Red Cross officials are registering residents at a reception centre in Winnipeg set up by the municipal and provincial governments.
The organization is also distributing comfort kits, which contain necessities such as toothbrushes that residents who hastily left their homes may have forgotten in the rush.
Cheryl Baldwin, director for the Red Cross Disaster Response Team, said Sunday that cash donations are badly needed if the organization is to help people in need now and continue assisting them after the flooding recedes.
"The Red Cross has said it will be there until the end," Baldwin said during an interview on CTV Newsnet. "We're going on an appeal for donations because of the fact that there will be recovery efforts needed to assist the most vulnerable to get back on their feet again."

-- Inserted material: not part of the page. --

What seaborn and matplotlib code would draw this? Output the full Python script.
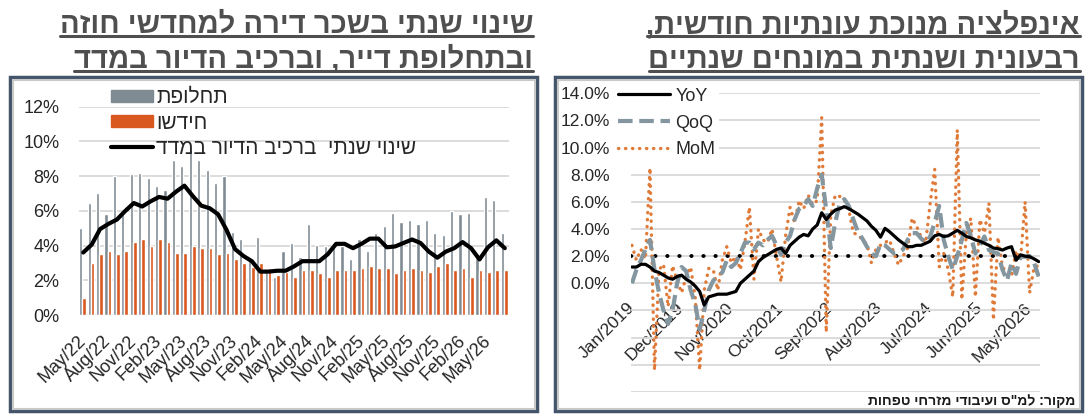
import numpy as np
import pandas as pd
import matplotlib
matplotlib.use('Agg')
import matplotlib.pyplot as plt
import seaborn as sns
from matplotlib.patches import Rectangle, Patch
from matplotlib.lines import Line2D
from matplotlib.ticker import FuncFormatter

# ---- left panel: rent, annual change (%), May/22 .. Jul/26
rent_months = pd.date_range('2022-05-01', periods=51, freq='MS')
replacement = [5.0, 6.45, 7.0, 5.8, 8.0, 5.8, 8.1, 8.2, 7.9, 7.45, 7.2, 8.95, 8.6, 9.5, 8.95, 8.35, 7.6,
               8.0, 4.8, 4.4, 3.3, 4.5, 2.6, 2.2, 3.7, 4.15, 3.35, 5.25, 4.05, 3.95, 4.1, 4.0, 3.25, 4.35,
               3.7, 4.7, 5.15, 5.85, 5.35, 5.45, 5.25, 5.45, 4.7, 4.6, 6.0, 5.8, 5.85, 3.3, 6.8, 6.6, 4.7]
renewal = [1.0, 3.0, 3.5, 3.7, 3.5, 3.7, 4.2, 4.4, 4.0, 4.4, 4.2, 3.6, 3.6, 3.95, 3.85, 3.85, 3.5,
           3.6, 3.2, 3.0, 2.75, 3.0, 2.7, 2.3, 2.45, 2.2, 2.6, 2.6, 2.4, 2.2, 2.6, 2.6, 2.6, 2.7,
           2.85, 2.7, 2.7, 2.4, 2.6, 2.7, 2.6, 2.5, 2.85, 3.0, 2.6, 2.7, 2.2, 2.6, 2.5, 2.6, 2.6]
housing_cpi = [3.6, 4.05, 4.95, 5.25, 5.5, 6.0, 6.45, 6.25, 6.55, 6.8, 6.7, 7.1, 7.45, 6.85, 6.3, 6.15,
               5.8, 4.9, 3.8, 3.4, 3.1, 2.5, 2.5, 2.55, 2.55, 2.8, 3.1, 3.1, 3.1, 3.5, 4.1, 4.1, 3.85,
               4.1, 4.4, 4.4, 3.9, 3.95, 4.15, 4.35, 4.15, 3.65, 3.3, 3.65, 3.85, 4.2, 3.85, 3.2, 3.9,
               4.3, 3.85]

# ---- right panel: seasonally adjusted inflation, annualised (%), Jan/2019 .. Jul/2026
infl_months = pd.date_range('2019-01-01', periods=91, freq='MS')
yoy = [1.2, 1.2, 1.4, 1.4, 1.2, 0.9, 0.8, 0.6, 0.4, 0.3, 0.5, 0.6, 0.3, 0.1, -0.2, -0.6, -1.6, -1.0,
       -0.9, -0.8, -0.8, -0.8, -0.7, -0.6, 0.0, 0.3, 0.6, 0.9, 1.6, 1.9, 2.1, 2.3, 2.5, 2.6, 2.2, 2.8,
       3.1, 3.4, 3.6, 3.5, 4.0, 4.3, 5.2, 4.7, 5.1, 5.4, 5.5, 5.65, 5.5, 5.3, 5.1, 4.85, 4.6, 4.2, 3.9,
       3.4, 4.05, 3.8, 3.5, 3.2, 2.95, 2.7, 2.7, 2.8, 2.8, 2.95, 3.1, 3.5, 3.6, 3.45, 3.5, 3.7, 3.9,
       3.7, 3.45, 3.35, 3.2, 3.1, 2.95, 2.8, 2.6, 2.55, 2.45, 2.6, 2.7, 1.7, 2.1, 2.0, 1.96, 1.8, 1.6]
qoq = [0.0, 1.0, 1.7, 2.5, 3.2, 1.0, -0.7, -2.0, -3.0, -2.0, 0.0, 1.2, 0.9, -0.5, -1.5, -3.4, -2.0,
       -0.5, 0.2, 0.5, 0.8, 1.7, 1.2, 1.5, 2.2, 3.0, 3.0, 2.5, 3.0, 2.8, 3.2, 3.5, 2.8, 2.1, 3.0, 3.5,
       4.7, 5.5, 5.7, 6.2, 5.7, 7.0, 8.0, 5.4, 2.6, 4.5, 5.9, 6.2, 5.7, 4.7, 3.8, 3.3, 2.7, 2.2, 2.0,
       2.9, 2.8, 2.5, 2.2, 2.3, 2.5, 3.2, 3.7, 3.7, 3.3, 3.0, 3.45, 4.5, 5.7, 3.2, 2.0, 1.0, 2.0, 3.2,
       4.45, 3.5, 2.2, 2.8, 3.45, 2.45, 2.3, 2.2, 1.0, 0.2, 1.5, 0.7, 1.96, 1.96, 2.0, 1.5, 0.5]
mom = [2.8, 1.7, 2.5, 1.8, 8.5, -6.4, 1.0, 1.4, -1.7, 1.3, 0.2, -0.7, 0.5, 1.2, -1.0, -6.4, -0.5, 1.1,
       1.0, -0.5, 1.7, 2.7, 1.5, 2.0, 1.0, 3.0, 5.6, 0.3, 4.0, 3.2, 3.0, 4.0, 2.0, 0.1, 3.5, 5.6, 4.5,
       6.1, 5.5, 6.5, 5.8, 6.1, 12.2, -3.6, 5.0, 6.5, 6.4, 6.1, 5.4, 3.7, 3.6, 3.2, 2.9, 1.5, 2.5, 2.8,
       3.0, 3.2, 2.2, 1.35, 2.0, 2.6, 4.8, 4.2, 3.4, 3.0, 5.9, 8.4, 1.2, 2.2, 1.0, -1.0, 11.3, -1.2,
       3.7, 4.8, -1.0, 4.7, 3.7, 5.9, -2.7, 3.4, 1.2, 0.8, 0.5, 2.4, 1.8, 6.0, -0.7, 1.2, 1.3]
target = 2.0


def heb(s):
    # matplotlib has no bidi support: write hebrew in visual order
    return s[::-1]


sns.set_style('white')
plt.rcParams['font.family'] = ['Liberation Sans', 'DejaVu Sans']

W, H = 1088, 420
fig = plt.figure(figsize=(W / 100, H / 100), dpi=100)


def fx(px):
    return px / W


def fy(py):
    return 1 - py / H


grid_c = '#d9d9d9'
gray_c = '#7f8b93'
orange_c = '#d9581f'
dot_c = '#e07a38'
qoq_c = '#8497a0'
title_c = '#4f4f4f'
tick_c = '#262626'

# panel frames
for x0, x1 in [(10, 537), (555, 1082)]:
    fig.add_artist(Rectangle((fx(x0), fy(411)), fx(x1) - fx(x0), fy(77) - fy(411),
                             transform=fig.transFigure, fill=False, ec='#44546a', lw=2.5, zorder=0))
    fig.add_artist(Rectangle((fx(x0 + 2.5), fy(408.5)), fx(x1 - 2.5) - fx(x0 + 2.5), fy(79.5) - fy(408.5),
                             transform=fig.transFigure, fill=False, ec='#c9c9c9', lw=1.5, zorder=0))

# ---------------- left panel
ax1 = fig.add_axes([fx(79), fy(315), fx(509) - fx(79), fy(106.7) - fy(315)])
x = np.arange(len(rent_months))
ax1.bar(x - 0.30, replacement, width=0.38, color=gray_c, zorder=2)
ax1.bar(x + 0.11, renewal, width=0.44, color=orange_c, zorder=3)
sns.lineplot(x=x, y=housing_cpi, ax=ax1, color='black', lw=3.0, zorder=4)
ax1.set_xlim(-0.5, len(x) - 0.5)
ax1.set_ylim(0, 12)
ax1.set_yticks(range(0, 13, 2))
ax1.yaxis.set_major_formatter(FuncFormatter(lambda v, p: f'{v:.0f}%'))
ax1.grid(axis='y', color=grid_c, lw=1.3, zorder=0)
ax1.set_axisbelow(True)
for s in ax1.spines.values():
    s.set_visible(False)
tick_idx = list(range(0, len(x), 3))
ax1.set_xticks(tick_idx)
ax1.set_xticklabels([rent_months[i].strftime('%b/%y') for i in tick_idx],
                    rotation=45, ha='right', va='center', rotation_mode='anchor')
ax1.tick_params(axis='x', length=0, pad=17, labelsize=13, labelcolor=tick_c)
ax1.tick_params(axis='y', length=0, pad=14, labelsize=13, labelcolor=tick_c)
ax1.axhline(0, color=grid_c, lw=1.5, zorder=1)
ax1.set_xlabel('')
ax1.set_ylabel('')

h1 = [Patch(color=gray_c), Patch(color=orange_c), Line2D([], [], color='black', lw=3)]
l1 = [heb('תחלופת'), heb('חידשו'), heb('שינוי שנתי  ברכיב הדיור במדד')]
ax1.legend(h1, l1, loc='upper left', bbox_to_anchor=(fx(103), fy(80)), bbox_transform=fig.transFigure,
           frameon=False, fontsize=15, handlelength=2.0, handleheight=0.55, handletextpad=0.15,
           labelspacing=0.3, borderaxespad=0)

# ---------------- right panel
ax2 = fig.add_axes([fx(631), fy(391.9), fx(1040) - fx(631), fy(93.3) - fy(391.9)])
t = np.arange(len(infl_months))
ax2.axhline(target, color='black', lw=2.8, ls=(0, (0.1, 3.0)), dash_capstyle='round', zorder=2)
sns.lineplot(x=t, y=mom, ax=ax2, color=dot_c, lw=2.4, ls=(0, (0.1, 2.0)), dash_capstyle='round', zorder=3)
sns.lineplot(x=t, y=qoq, ax=ax2, color=qoq_c, lw=3.0, ls=(0, (3.5, 1.6)), zorder=4)
sns.lineplot(x=t, y=yoy, ax=ax2, color='black', lw=2.3, zorder=5)
ax2.set_xlim(-0.2, 90.3)
ax2.set_ylim(-8, 14)
for s in ax2.spines.values():
    s.set_visible(False)
# category labels sit next to the 0% line, as in the source chart
ax2.spines['bottom'].set_position(('data', 0))
ax2.set_yticks(range(-8, 15, 2))
ax2.yaxis.set_major_formatter(FuncFormatter(lambda v, p: '' if v < 0 else f'{v:.1f}%'))
ax2.grid(axis='y', color=grid_c, lw=1.3, zorder=0)
ax2.set_axisbelow(True)
tick_idx2 = list(range(0, len(t), 11))
ax2.set_xticks(tick_idx2)
ax2.set_xticklabels([infl_months[i].strftime('%b/%Y') for i in tick_idx2],
                    rotation=45, ha='right', va='center', rotation_mode='anchor')
ax2.tick_params(axis='x', length=0, pad=16, labelsize=12.5, labelcolor=tick_c)
ax2.tick_params(axis='y', length=0, pad=15, labelsize=12.5, labelcolor=tick_c)
ax2.set_xlabel('')
ax2.set_ylabel('')

h2 = [Line2D([], [], color='black', lw=2.3),
      Line2D([], [], color=qoq_c, lw=3.0, ls=(0, (3.5, 1.6))),
      Line2D([], [], color=dot_c, lw=2.4, ls=(0, (0.1, 2.0)), dash_capstyle='round')]
leg2 = ax2.legend(h2, ['YoY', 'QoQ', 'MoM'], loc='upper left', bbox_to_anchor=(fx(614), fy(84)),
                  bbox_transform=fig.transFigure, frameon=True, fontsize=13, handlelength=2.9,
                  handletextpad=0.3, labelspacing=0.55, borderaxespad=0, borderpad=0.2, fancybox=False)
leg2.get_frame().set_facecolor('white')
leg2.get_frame().set_edgecolor('none')
leg2.get_frame().set_alpha(1)

fig.text(fx(1075), fy(401), heb('מקור: למ"ס ועיבודי מזרחי טפחות'), ha='right', va='center',
         fontsize=10, fontweight='bold', color='#1a1a1a')

# ---------------- titles (underlined)
titles = [
    (533, [heb('שינוי שנתי בשכר דירה למחדשי חוזה'), heb('ובתחלופת דייר, וברכיב הדיור במדד')]),
    (1080, [heb('אינפלציה מנוכת עונתיות חודשית,'), heb('רבעונית ושנתית במונחים שנתיים')]),
]
title_objs = []
for xr, lines in titles:
    for k, line in enumerate(lines):
        base = 33 + k * 35
        txt = fig.text(fx(xr), fy(base), line, ha='right', va='baseline', fontsize=21,
                       fontweight='bold', color=title_c)
        title_objs.append((txt, base))

fig.canvas.draw()
rend = fig.canvas.get_renderer()
for txt, base in title_objs:
    bb = txt.get_window_extent(rend)
    fig.add_artist(Line2D([bb.x0 / W, bb.x1 / W], [fy(base + 3), fy(base + 3)],
                          transform=fig.transFigure, color=title_c, lw=2.2))

fig.savefig('out.png', dpi=100)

Many people who are arriving at the reception centre have told Red Cross officials that they've been sleeping in their cars, unaware that short-term assistance was available to them, Baldwin said.
Overland flooding has soaked the main floors of a number of homes throughout southern Manitoba and made roads impassable.
Near Morris, the river is about 16 kilometres wide, which is well over its average width of 200 metres.
Near Winnipeg, the river measured about 6.4 metres high on Saturday, 0.46 metres below when it crested on Thursday, according to Manitoba's Emergency Measures Organization.
Officials predicted that the river would decline to about 6.2 metres on Sunday.
While the water is slowly receding, the department warns that with normal rainfall, the river could still measure 4.6 metres high in mid-May, and the river could crest again if rainfall is heavy.